New federal and state guidelines require cities to enhance protection for land designated in 100-year- floodplains or else leave it undeveloped.
“We have to decide either to protect it or we’re not going to develop it,” Community Development Director Frederic Clark told the council during a mid-year budget session on Thursday.
Regardless of what decision Manteca’s elected leaders ultimately make, it will have major ramifications.
If the council elects not to pursue levees, it would significantly reduce the city’s potential to expand south.
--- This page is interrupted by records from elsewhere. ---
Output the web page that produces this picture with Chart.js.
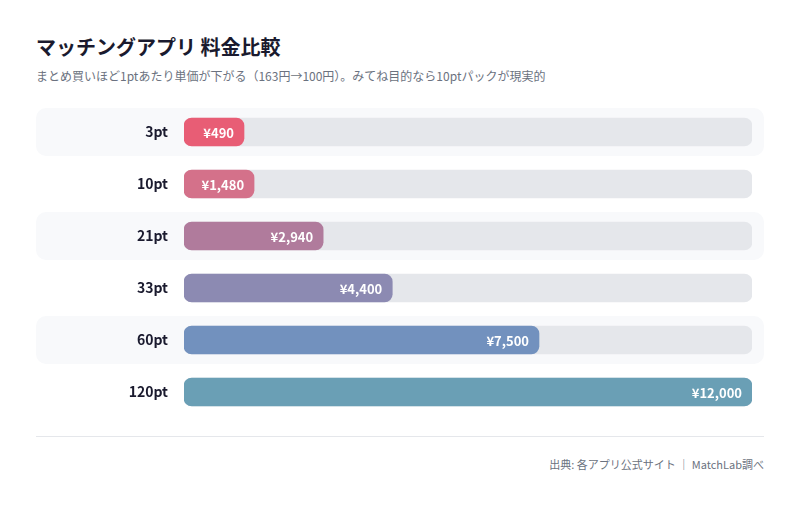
<!DOCTYPE html>
<html lang="ja">
<head>
<meta charset="utf-8">
<script src="https://cdn.jsdelivr.net/npm/chart.js@4"></script>
<style>
  body { margin: 0; background: #fff; font-family: "Noto Sans CJK JP", "Noto Sans", sans-serif; }
  .wrap { position: relative; width: 800px; height: 505px; }
  h1 { position: absolute; left: 36px; top: 33px; margin: 0; font-size: 20px; font-weight: 700; color: #1a1a2e; line-height: 28px; }
  .sub { position: absolute; left: 36px; top: 67px; margin: 0; font-size: 12px; color: #6b7280; line-height: 18px; }
  .chart { position: absolute; left: 36px; top: 106px; width: 728px; height: 312px; }
  .rule { position: absolute; left: 36px; top: 436px; width: 728px; height: 1px; background: #e5e7eb; }
  .src { position: absolute; right: 36px; top: 456px; font-size: 11px; color: #6b7280; line-height: 16px; }
</style>
</head>
<body>
<div class="wrap">
  <h1>マッチングアプリ 料金比較</h1>
  <p class="sub">まとめ買いほど1ptあたり単価が下がる（163円→100円）。みてね目的なら10ptパックが現実的</p>
  <div class="chart"><canvas id="bars"></canvas></div>
  <div class="rule"></div>
  <div class="src">出典: 各アプリ公式サイト ｜ MatchLab調べ</div>
</div>
<script>
var packs = ['3pt', '10pt', '21pt', '33pt', '60pt', '120pt'];
var prices = [490, 1480, 2940, 4400, 7500, 12000];
var barColors = ['#e85d75', '#d4718a', '#b07b9c', '#8c8ab2', '#7291be', '#6a9fb5'];
var maxPrice = 12000;

var rowBands = {
	id: 'rowBands',
	beforeDraw: function(chart) {
		var ctx = chart.ctx;
		var y = chart.scales.y;
		ctx.save();
		ctx.fillStyle = '#f8f9fb';
		for (var i = 0; i < packs.length; i += 2) {
			var cy = y.getPixelForValue(i);
			ctx.beginPath();
			ctx.roundRect(0, cy - 24, chart.width, 48, 10);
			ctx.fill();
		}
		ctx.restore();
	}
};

var valueLabels = {
	id: 'valueLabels',
	afterDatasetsDraw: function(chart) {
		var ctx = chart.ctx;
		var meta = chart.getDatasetMeta(0);
		ctx.save();
		ctx.font = 'bold 13px "Noto Sans CJK JP", "Noto Sans", sans-serif';
		ctx.fillStyle = '#ffffff';
		ctx.textAlign = 'right';
		ctx.textBaseline = 'middle';
		meta.data.forEach(function(bar, i) {
			ctx.fillText('¥' + prices[i].toLocaleString('en-US'), bar.x - 10, bar.y + 1);
		});
		ctx.restore();
	}
};

new Chart(document.getElementById('bars'), {
	type: 'bar',
	data: {
		labels: packs,
		datasets: [{
			data: prices,
			backgroundColor: barColors,
			borderRadius: 8,
			borderSkipped: false,
			barThickness: 28,
			minBarLength: 60,
			grouped: false
		}, {
			data: packs.map(function() { return maxPrice; }),
			backgroundColor: '#e5e7eb',
			borderRadius: 8,
			borderSkipped: false,
			barThickness: 28,
			grouped: false
		}]
	},
	options: {
		indexAxis: 'y',
		responsive: true,
		maintainAspectRatio: false,
		animation: false,
		layout: { padding: { left: 0, right: 12, top: 0, bottom: 0 } },
		plugins: { legend: { display: false }, tooltip: { enabled: false } },
		scales: {
			x: { display: false, min: 0, max: maxPrice },
			y: {
				grid: { display: false, drawTicks: false },
				border: { display: false },
				afterFit: function(scale) {
					scale.width = 148;
					scale.paddingTop = 0;
					scale.paddingBottom = 0;
				},
				ticks: {
					padding: 16,
					color: '#1a1a2e',
					font: { family: '"Noto Sans CJK JP", "Noto Sans", sans-serif', size: 14, weight: 'bold' }
				}
			}
		}
	},
	plugins: [rowBands, valueLabels]
});
</script>
</body>
</html>
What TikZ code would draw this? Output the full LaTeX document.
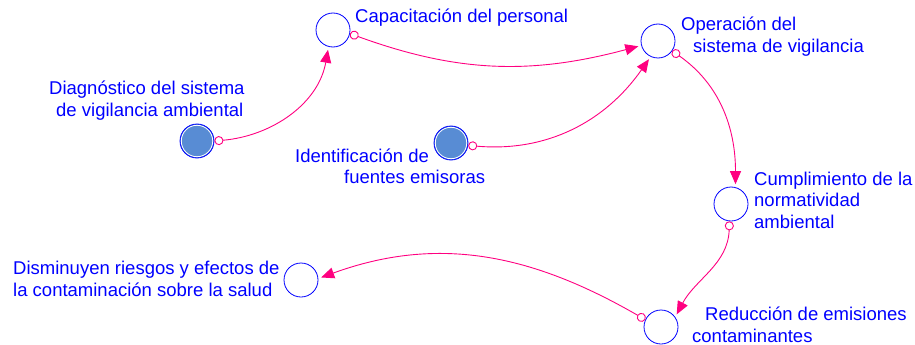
\documentclass[tikz,border=0pt]{standalone}
\usepackage{fontspec}
\setmainfont{Liberation Sans}
\usepackage{tikz}
\usetikzlibrary{arrows.meta}
\definecolor{vblue}{RGB}{0,0,255}
\definecolor{vpink}{RGB}{255,0,128}
\definecolor{vfill}{RGB}{88,140,212}
\tikzstyle{aux} = [circle, draw=vblue, line width=0.8pt, fill=white, minimum size=34pt, inner sep=0pt]
\tikzstyle{level} = [aux, fill=vfill, path picture={\draw[white, line width=0.8pt] (path picture bounding box.center) circle (15.7pt);}]
\tikzstyle{lbl} = [text=vblue, align=left, anchor=base west, inner sep=0pt, font=\fontsize{18.5}{21.5}\selectfont]
\tikzstyle{causal} = [vpink, line width=0.9pt, {Circle[open,length=9pt,width=9pt]}-{Triangle[length=13pt,width=11pt]}, shorten >=3pt]

\begin{document}
\begin{tikzpicture}[x=1pt, y=1pt]
    \useasboundingbox (0,0) rectangle (915,-345);
    \node[level] (diag) at (197,-141) {};
    \node[aux] (cap) at (333,-30) {};
    \node[level] (ident) at (451,-143) {};
    \node[aux] (oper) at (658,-41) {};
    \node[aux] (cumpl) at (731,-204) {};
    \node[aux] (reduc) at (661,-327) {};
    \node[aux] (dismi) at (301,-280) {};

    % Labels (base = last line)
    \node[lbl] (diaglbl) at (49,-116) {Diagnóstico del sistema\\\hspace*{7pt}de vigilancia ambiental};
    \node[lbl] (caplbl) at (355,-23) {Capacitación del personal};
    \node[lbl] (identlbl) at (295,-183.5) {Identificación de\\\hspace*{49pt}fuentes emisoras};
    \node[lbl] (operlbl) at (681,-52.5) {Operación del\\\hspace*{12pt}sistema de vigilancia};
    \node[lbl] (cumpllbl) at (754,-228) {Cumplimiento de la\\normatividad\\ambiental};
    \node[lbl] (reduclbl) at (692,-342) {\hspace*{13pt}Reducción de emisiones\\contaminantes};
    \node[lbl] (dismilbl) at (13,-296) {Disminuyen riesgos y efectos de\\la contaminación sobre la salud};

    % Links
    \draw[causal] (diag.east) to[out=5, in=-100] (cap.-105);
    \draw[causal] (cap.-12) to[out=-20, in=195] (oper.195);
    \draw[causal] (ident.-8) to[out=-5, in=-125] (oper.-115);
    \draw[causal] (oper.-35) to[out=-35, in=90] (cumpl.75);
    \draw[causal] (cumpl.-95) to[out=-92, in=62] (reduc.35);
    \draw[causal] (reduc.155) to[out=150, in=20] (dismi.5);
\end{tikzpicture}
\end{document}
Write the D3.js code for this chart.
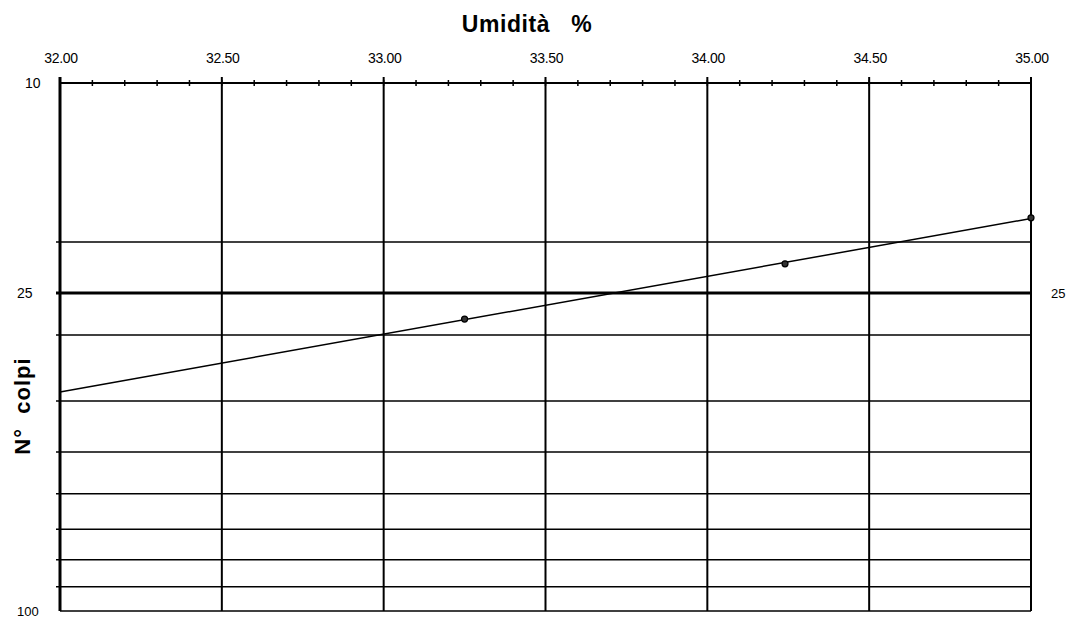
<!DOCTYPE html>
<html><head><meta charset="utf-8">
<script src="https://cdn.jsdelivr.net/npm/d3@7"></script>
<style>body{margin:0;background:#fff}svg{display:block}text{font-family:Arial,"Liberation Sans",sans-serif;fill:#000}</style>
</head><body><svg id="c" width="1066" height="619"></svg>
<script>
const moisture = [33.25, 34.24, 35.00];
const blows = [28, 22, 18];
const xTicks = [32.0, 32.5, 33.0, 33.5, 34.0, 34.5, 35.0];
const yGrid = [20, 25, 30, 40, 50, 60, 70, 80, 90];
const yLabels = [10, 25, 100];

const svg = d3.select("#c");
const L = 60, R = 1031, T = 83, B = 611;
const x = d3.scaleLinear().domain([32, 35]).range([L, R]);
const y = d3.scaleLog().domain([10, 100]).range([T, B]);

// horizontal grid
svg.selectAll("line.hg").data(yGrid).enter().append("line")
  .attr("x1", d => L - 4).attr("x2", R)
  .attr("y1", d => y(d)).attr("y2", d => y(d))
  .attr("stroke", "#000").attr("stroke-width", d => d === 25 ? 3 : 1.5);
// bottom border
svg.append("line").attr("x1", L).attr("x2", R).attr("y1", B).attr("y2", B).attr("stroke", "#000").attr("stroke-width", 1.5);

// vertical grid
svg.selectAll("line.vg").data(xTicks.slice(1)).enter().append("line")
  .attr("x1", d => x(d)).attr("x2", d => x(d))
  .attr("y1", T - 6).attr("y2", B)
  .attr("stroke", "#000").attr("stroke-width", 2);

// top axis with minor ticks
const minor = d3.range(0, 31).map(i => 32 + i * 0.1);
svg.append("line").attr("x1", L).attr("x2", R).attr("y1", T).attr("y2", T).attr("stroke", "#000").attr("stroke-width", 1.8);
svg.selectAll("line.mt").data(minor).enter().append("line")
  .attr("x1", d => x(d)).attr("x2", d => x(d))
  .attr("y1", T - 3).attr("y2", T + 3)
  .attr("stroke", "#000").attr("stroke-width", 1.5);

// left axis
svg.append("line").attr("x1", L).attr("x2", L).attr("y1", T - 6).attr("y2", B).attr("stroke", "#000").attr("stroke-width", 3);

// x tick labels
svg.selectAll("text.xt").data(xTicks).enter().append("text")
  .attr("x", d => x(d) + 1).attr("y", 63).attr("text-anchor", "middle")
  .attr("font-size", 14).attr("letter-spacing", -0.3).text(d => d.toFixed(2));

// y labels
svg.selectAll("text.yl").data(yLabels).enter().append("text")
  .attr("x", d => d === 10 ? 25 : 17).attr("y", d => y(d) + 5).attr("text-anchor", "start")
  .attr("font-size", d => d === 100 ? 13 : 14).text(d => d);
svg.append("text").attr("x", 1051).attr("y", y(25) + 5).attr("text-anchor", "start")
  .attr("font-size", 13).text("25");

// titles
svg.append("text").attr("x", 527).attr("y", 32).attr("text-anchor", "middle")
  .attr("font-size", 23).attr("font-weight", "bold").attr("letter-spacing", 0.6)
  .attr("xml:space", "preserve").text("Umidità   %");
svg.append("text").attr("transform", "translate(30,406) rotate(-90)").attr("text-anchor", "middle")
  .attr("font-size", 22).attr("font-weight", "bold").attr("letter-spacing", 1)
  .attr("xml:space", "preserve").text("N°  colpi");

// regression of log10(N) vs moisture
const lx = moisture, ly = blows.map(Math.log10);
const mx = d3.mean(lx), my = d3.mean(ly);
const slope = d3.sum(lx.map((v, i) => (v - mx) * (ly[i] - my))) / d3.sum(lx.map(v => (v - mx) ** 2));
const fit = w => Math.pow(10, my + slope * (w - mx));
const trend = [32, 35].map(w => [w, fit(w)]);
svg.append("path").datum(trend)
  .attr("d", d3.line().x(d => x(d[0])).y(d => y(d[1])))
  .attr("fill", "none").attr("stroke", "#000").attr("stroke-width", 1.5);

// points
svg.selectAll("circle.p").data(moisture).enter().append("circle")
  .attr("cx", d => x(d)).attr("cy", (d, i) => y(blows[i])).attr("r", 3)
  .attr("fill", "#333").attr("stroke", "#000").attr("stroke-width", 1.2);
</script></body></html>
Should that happen, it would require the city to make buyers of other homes yet to be built to shoulder more of the cost of four interchange improvements along the 120 Bypass - including the proposed interchange at McKinley Avenue as well as the new Austin Road interchange. The combined cost of all the interchange work has been pegged as high as $200 million.
It would also impact the alignment of the extension of McKinley Avenue that generally would head south from the 120 Bypass and then swing east to a new Austin Road interchange on Highway 99.
Not building the levees could ultimately mean less traffic on Union Road and Airport Way than would be generated if thousands of additional homes could be built in the 100-year floodplain.,
If dry levees are built, it would eventually seal the fate of the semi-rural character of the area as well as farming in general as urbanization would be allowed to occur.
Should the city opt to go with levees it would have to work to some degree with Reclamation District 17. Since they would be dry levees, the city could put an assessment mechanism in place to pay for their construction. The biggest problem, though is deciding where they will go and how to secure the land.
It is highly likely that whatever location would be picked for a dry levee that not everyone is going to want it going across their property. That could set the stage for a stalemate unless the city opted for cantankerous eminent domain proceedings, something elected leaders have had little stomach for in the past.
Since there are a lot of five and 10 acre rural estates closer to Manteca, the odds are the city would have to go farther south into working farm country to find a location that may have less opposition. In doing so, the city would be tapping into prime farmland that creates other policy issues.
Sixteen years have passed after the 11th major levee break since 1927 on the San Joaquin and Stanislaus rivers threatened rural Manteca, part of the city as well as Lathrop. The 1997 break flooded 60 square miles between Manteca and Tracy and left parts of Wetherbee Lake homes under water for months. The area is all west of Union Road and south of Peach Avenue.
Voters approved over $1 billion for flood protection work in the area – Proposition 13 in 2000. All of the money, though, was “borrowed” to help the state cover deficit spending.
Save for emergency repairs made by the Army Corps of Engineers immediately after the 1997 flood and a potential breach six springs ago that simply restored the levees to their pre-flood conditions, nothing has been put in place to enhance levee durability on the weak Manteca side of the San Joaquin River near the confluence of Stanislaus and San Joaquin rivers.
Work has been completed, though, on upgrades being paid for by special property tax assessments along the San Joaquin designed to protect southwest Manteca, Lathrop, and Weston Ranch.
Nothing, though, is being done on the Stanislaus River. If a levee fails there it can trigger a domino effect on dry levees between that river and Manteca.